Hafız –ı Kütub  eski dilde  kitapları hıfz eden, kitapların hafızı manalarına gelen bir tamlamadır.  Hafız kelimesi, bir şeyin anlamını bilmeden  ezberleyen kimse,  kutub ise eski dilde kitaplar manasına gelir.  Bu   kelime tamlamasının günümüzdeki tam karşılığı, kütüphaneci, kitap saklayan, kitapları koruyan kişi veya kişiler  anlamındadır.

Hafız: Muhafaza eden. Muhafız, ezbere bilen, Kuranı ezbere bilen ve okuyan, Kutub ise kitaplar anlamına gelir. Hafız –ı Kütub ,Osmanlı vakıf kütüphanelerinde görevlendirilen kişilere verilen ad dır.

Sözlük anlamı: Kitapları hıfzeden,  saklayan, kütüphane me'muru, kütüphaneci, kitap sakmanı Şeklindedir.

Hafız –ı Kütup: Kitap yurtlarında  ve kütüphanelerde  kitapların sınıflandırılması, fihristlerinin yapılması, tamamlanması gibi işlerle görevli olan kütüphanecilik  eğitimi almış olan, kütüphanecilere denmiştir.

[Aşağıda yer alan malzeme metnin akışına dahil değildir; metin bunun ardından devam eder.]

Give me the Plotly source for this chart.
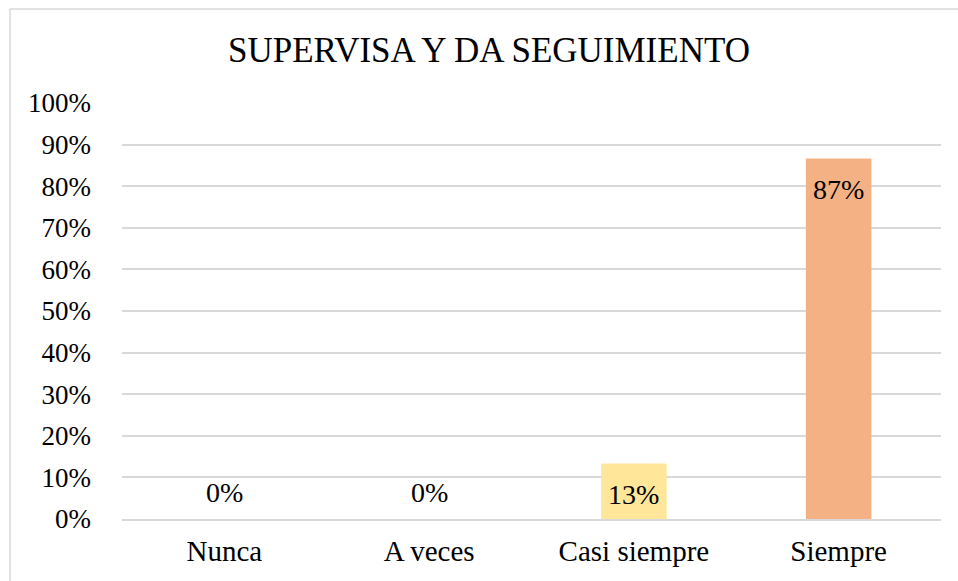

 Osmanlı kültüründe  15. Yy dan itibaren vakıf kütüphaneleri oluşmaya başlamış,  vakıflarda kurulan kütüphanelerdeki görevli kimselere de Hafız –ı Kütup  adı verilmiştir.  Hafız –ı Kütupların görevlendirildiği ilk vakfiye   Fâtih Sultan Mehmed vakfiyesidir.  “Bu vakfiyedeki bir kayda göre hâfız-ı kütübün “esâmî-i kütüb-i mu‘tebereye ârif, müderris ve muîd ve müstaiddînin muhtaç oldukları kütübün tafsîline vâkıf olması” gerekmektedir.”[1]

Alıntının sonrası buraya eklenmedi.